Porque persiste a tuberculose?
O dia 24 de março marca mais um dia mundial da tuberculose (TB). Nesse dia de 1882, Robert Koch anunciava a sua descoberta do agente causal. Na época a doença matava uma em cada sete pessoas não excluindo classes sociais. A “praga branca” vitimou famosos como Mozart, Modigliani e por cá, Júlio Dinis, todos os sete irmãos e a mãe. A descoberta do bacilo de Koch, o desenvolvimento da vacina BCG, a melhoria das condições de nutrição e higiene levou a uma diminuição da TB ainda antes da descoberta dos antibióticos nos anos 40.
Desde então praticamente não se desenvolveram novas moléculas. A partir dos anos 80 com o surgir da SIDA assistiu-se a um aumento exponencial da tuberculose e ao aparecimento de casos de multirresistência. Todas as imuno-supressões facilitam a doença, toda a doença tratada com antibióticos leva à seleção de estirpes resistentes.
Surpreende muitas pessoas que a tuberculose continue a ser um dos grandes flagelos da humanidade. Uma em cada três pessoas no mundo está infetada, mas não doente (TB latente) e destes 10% irão manifestar a doença à medida que a idade e outras doenças comprometam os seus sistemas imunológicos. Anualmente mais de dez milhões de novos casos de tuberculose são notificados com cerca de dois milhões de mortes.

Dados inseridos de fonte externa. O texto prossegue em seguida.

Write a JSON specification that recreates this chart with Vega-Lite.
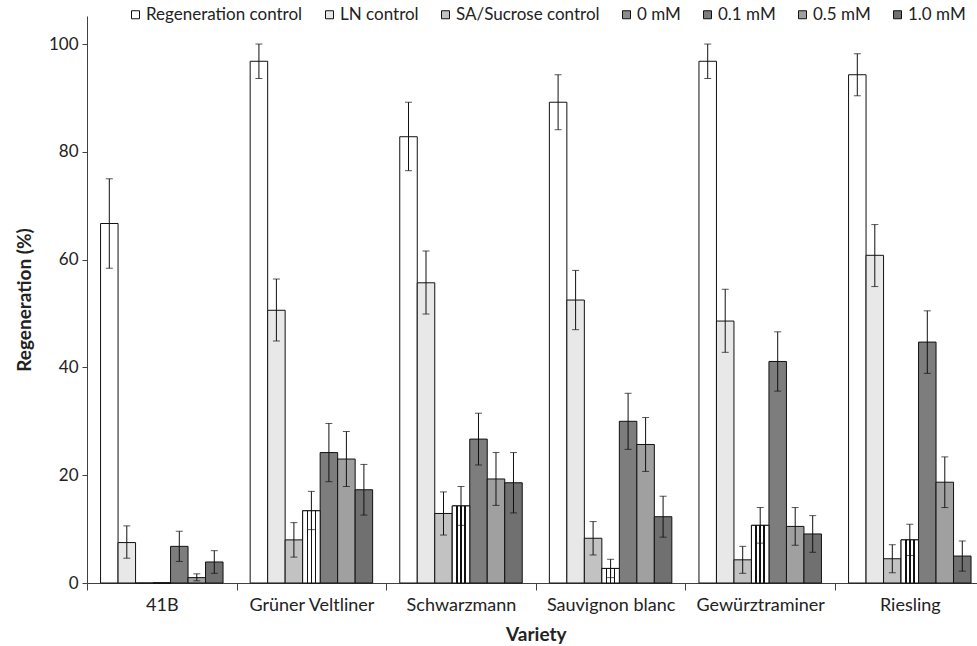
{
  "$schema": "https://vega.github.io/schema/vega-lite/v6.json",
  "width": 890,
  "height": 567,
  "autosize": {"type": "none"},
  "padding": {"left": 87, "top": 16, "right": 0, "bottom": 63},
  "background": "white",
  "config": {
    "view": {"stroke": null},
    "font": "Lato",
    "axis": {"labelFont": "Lato", "titleFont": "Lato", "labelColor": "#222222", "titleColor": "#222222", "domainColor": "#404040", "tickColor": "#404040", "grid": false}
  },
  "data": {
    "values": [
      {"variety": "41B", "treatment": "Regeneration control", "value": 66.7, "lo": 58.4, "hi": 75.0},
      {"variety": "41B", "treatment": "LN control", "value": 7.5, "lo": 4.6, "hi": 10.6},
      {"variety": "41B", "treatment": "SA/Sucrose control", "value": 0},
      {"variety": "41B", "treatment": "0 mM", "value": 0},
      {"variety": "41B", "treatment": "0.1 mM", "value": 6.8, "lo": 4.0, "hi": 9.6},
      {"variety": "41B", "treatment": "0.5 mM", "value": 1.0, "lo": 0.4, "hi": 1.7},
      {"variety": "41B", "treatment": "1.0 mM", "value": 3.9, "lo": 1.8, "hi": 6.0},
      {"variety": "Grüner Veltliner", "treatment": "Regeneration control", "value": 96.8, "lo": 93.6, "hi": 100.0},
      {"variety": "Grüner Veltliner", "treatment": "LN control", "value": 50.6, "lo": 44.9, "hi": 56.4},
      {"variety": "Grüner Veltliner", "treatment": "SA/Sucrose control", "value": 8.0, "lo": 4.8, "hi": 11.2},
      {"variety": "Grüner Veltliner", "treatment": "0 mM", "value": 13.4, "lo": 9.9, "hi": 17.0},
      {"variety": "Grüner Veltliner", "treatment": "0.1 mM", "value": 24.2, "lo": 18.8, "hi": 29.6},
      {"variety": "Grüner Veltliner", "treatment": "0.5 mM", "value": 23.0, "lo": 17.9, "hi": 28.1},
      {"variety": "Grüner Veltliner", "treatment": "1.0 mM", "value": 17.3, "lo": 12.6, "hi": 22.0},
      {"variety": "Schwarzmann", "treatment": "Regeneration control", "value": 82.8, "lo": 76.5, "hi": 89.2},
      {"variety": "Schwarzmann", "treatment": "LN control", "value": 55.7, "lo": 49.9, "hi": 61.6},
      {"variety": "Schwarzmann", "treatment": "SA/Sucrose control", "value": 12.9, "lo": 8.9, "hi": 16.9},
      {"variety": "Schwarzmann", "treatment": "0 mM", "value": 14.3, "lo": 10.7, "hi": 17.9},
      {"variety": "Schwarzmann", "treatment": "0.1 mM", "value": 26.7, "lo": 21.9, "hi": 31.5},
      {"variety": "Schwarzmann", "treatment": "0.5 mM", "value": 19.3, "lo": 14.4, "hi": 24.2},
      {"variety": "Schwarzmann", "treatment": "1.0 mM", "value": 18.6, "lo": 13.0, "hi": 24.2},
      {"variety": "Sauvignon blanc", "treatment": "Regeneration control", "value": 89.2, "lo": 84.1, "hi": 94.3},
      {"variety": "Sauvignon blanc", "treatment": "LN control", "value": 52.5, "lo": 47.0, "hi": 58.0},
      {"variety": "Sauvignon blanc", "treatment": "SA/Sucrose control", "value": 8.3, "lo": 5.2, "hi": 11.4},
      {"variety": "Sauvignon blanc", "treatment": "0 mM", "value": 2.7, "lo": 1.0, "hi": 4.4},
      {"variety": "Sauvignon blanc", "treatment": "0.1 mM", "value": 30.0, "lo": 24.8, "hi": 35.2},
      {"variety": "Sauvignon blanc", "treatment": "0.5 mM", "value": 25.7, "lo": 20.7, "hi": 30.7},
      {"variety": "Sauvignon blanc", "treatment": "1.0 mM", "value": 12.3, "lo": 8.5, "hi": 16.1},
      {"variety": "Gewürztraminer", "treatment": "Regeneration control", "value": 96.8, "lo": 93.6, "hi": 100.0},
      {"variety": "Gewürztraminer", "treatment": "LN control", "value": 48.6, "lo": 42.8, "hi": 54.5},
      {"variety": "Gewürztraminer", "treatment": "SA/Sucrose control", "value": 4.3, "lo": 1.8, "hi": 6.8},
      {"variety": "Gewürztraminer", "treatment": "0 mM", "value": 10.7, "lo": 7.4, "hi": 14.0},
      {"variety": "Gewürztraminer", "treatment": "0.1 mM", "value": 41.1, "lo": 35.6, "hi": 46.6},
      {"variety": "Gewürztraminer", "treatment": "0.5 mM", "value": 10.5, "lo": 7.0, "hi": 14.0},
      {"variety": "Gewürztraminer", "treatment": "1.0 mM", "value": 9.1, "lo": 5.7, "hi": 12.5},
      {"variety": "Riesling", "treatment": "Regeneration control", "value": 94.3, "lo": 90.4, "hi": 98.2},
      {"variety": "Riesling", "treatment": "LN control", "value": 60.8, "lo": 55.0, "hi": 66.5},
      {"variety": "Riesling", "treatment": "SA/Sucrose control", "value": 4.5, "lo": 1.9, "hi": 7.1},
      {"variety": "Riesling", "treatment": "0 mM", "value": 8.0, "lo": 5.1, "hi": 10.9},
      {"variety": "Riesling", "treatment": "0.1 mM", "value": 44.7, "lo": 38.9, "hi": 50.5},
      {"variety": "Riesling", "treatment": "0.5 mM", "value": 18.7, "lo": 14.0, "hi": 23.4},
      {"variety": "Riesling", "treatment": "1.0 mM", "value": 5.0, "lo": 2.2, "hi": 7.8}
    ]
  },
  "encoding": {
    "x": {
      "field": "variety", "type": "nominal", "sort": null,
      "scale": {"paddingInner": 0, "paddingOuter": 0, "range": [0, 897.6]},
      "axis": {"title": "Variety", "labelAngle": 0, "tickBand": "extent", "tickSize": 7, "labelFontSize": 18, "labelPadding": 6, "titleFontSize": 19, "titleFontWeight": "bold", "titlePadding": 11}
    },
    "xOffset": {
      "field": "treatment", "type": "nominal", "sort": null,
      "scale": {"domain": ["Regeneration control", "LN control", "SA/Sucrose control", "0 mM", "0.1 mM", "0.5 mM", "1.0 mM"], "paddingInner": 0, "paddingOuter": 0.775}
    }
  },
  "layer": [
    {
      "mark": {"type": "bar", "stroke": "#111111", "strokeWidth": 1},
      "encoding": {
        "y": {
          "field": "value", "type": "quantitative",
          "scale": {"domain": [0, 105.2], "nice": false},
          "axis": {"title": "Regeneration (%)", "values": [0, 20, 40, 60, 80, 100], "tickSize": 5, "labelFontSize": 17, "labelPadding": 4, "titleFontSize": 19, "titleFontWeight": "bold", "titlePadding": 14}
        },
        "fill": {
          "field": "treatment", "type": "nominal", "sort": null,
          "scale": {"domain": ["Regeneration control", "LN control", "SA/Sucrose control", "0 mM", "0.1 mM", "0.5 mM", "1.0 mM"], "range": ["#ffffff", "#e8e8e8", "#c2c2c2", "#8c8c8c", "#7d7d7d", "#a0a0a0", "#707070"]},
          "legend": {"orient": "none", "legendX": 40, "legendY": -10, "direction": "horizontal", "columns": 7, "title": null, "symbolType": "square", "symbolSize": 64, "symbolStrokeColor": "#111111", "symbolStrokeWidth": 1, "labelFontSize": 17, "labelFont": "Lato", "labelColor": "#222222", "labelOffset": 2, "labelLimit": 400, "columnPadding": 18}
        }
      }
    },
    {
      "transform": [{"filter": "datum.treatment === '0 mM'"}],
      "mark": {"type": "bar", "stroke": "#111111", "strokeWidth": 1,
        "fill": {"gradient": "linear", "x1": 0, "y1": 0, "x2": 1, "y2": 0, "stops": [
          {"offset": 0, "color": "#ffffff"}, {"offset": 0.22, "color": "#ffffff"},
          {"offset": 0.22, "color": "#111111"}, {"offset": 0.32, "color": "#111111"},
          {"offset": 0.32, "color": "#ffffff"}, {"offset": 0.45, "color": "#ffffff"},
          {"offset": 0.45, "color": "#111111"}, {"offset": 0.55, "color": "#111111"},
          {"offset": 0.55, "color": "#ffffff"}, {"offset": 0.68, "color": "#ffffff"},
          {"offset": 0.68, "color": "#111111"}, {"offset": 0.78, "color": "#111111"},
          {"offset": 0.78, "color": "#ffffff"}, {"offset": 1, "color": "#ffffff"}]}},
      "encoding": {
        "y": {"field": "value", "type": "quantitative"}
      }
    },
    {
      "mark": {"type": "rule", "color": "#111111", "strokeWidth": 1},
      "encoding": {
        "y": {"field": "lo", "type": "quantitative"},
        "y2": {"field": "hi"}
      }
    },
    {
      "mark": {"type": "tick", "color": "#111111", "thickness": 1, "size": 7},
      "encoding": {
        "y": {"field": "lo", "type": "quantitative"}
      }
    },
    {
      "mark": {"type": "tick", "color": "#111111", "thickness": 1, "size": 7},
      "encoding": {
        "y": {"field": "hi", "type": "quantitative"}
      }
    }
  ]
}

Há três razões pelas quais a tuberculose persiste: os líderes políticos não entendem a sociologia por trás disso, os cientistas não têm um paradigma efetivo para atacá-lo e os ricos e famosos não morrem mais de TB.
Seis países – Índia, Indonésia, China, Nigéria, Paquistão e África do Sul – respondem por 60% de todos os casos. A Rússia pode estar subestimando intencionalmente o número de casos e alguns países africanos não sabem quantos dos seus cidadãos estão infetados.
Os líderes políticos não conseguiram compreender os fatores sociológicos por trás da TB. Por exemplo, a prevalência da doença geralmente não aumenta após os desastres naturais, mas ocorreu no Haiti após o terramoto de 2010. Os campos de refugiados estavam lotados, o saneamento era pobre, as crianças estavam cronicamente desnutridas. As prisões e favelas também servem como incubadoras.
A inovação muitas vezes vem da introdução de ferramentas de um domínio diferente: as lesões pulmonares de uma infeção de TB apresentam semelhança marcada com tumores sólidos. O granuloma de TB tem muitas das características patológicas do cancro: hipóxia, núcleo necrótico, colagénio fibroso no rebordo externo, desenvolvimento de uma rede capilar circundante e presença de células fagocíticas. Assim, os cientistas que estão envolvidos na investigação da tuberculose poderiam procurar métodos alternativos para encurtar a duração do tratamento, reduzir a frequência da dose, reduzir os efeitos colaterais. Infelizmente, como não é um problema dos países desenvolvidos e não tem saída economicista, não se investe convenientemente em projetos de investigação na área. Dos três maiores assassinos – HIV, tuberculose e malária – a única doença para a qual temos realmente bons fármacos é para o HIV. A razão é simples: existe um mercado nos Estados Unidos e na Europa.
A terça parte da população infetada poderá começar a veicular estirpes multirresistentes e para as quais já não existe outro tratamento que não a cirurgia do pulmão afetado. Com uma população cada vez a envelhecer mais esta bomba irá explodir-nos nas mãos, mais tarde ou mais cedo, se nada fizermos para procurar e investir em novas alternativas terapêuticas.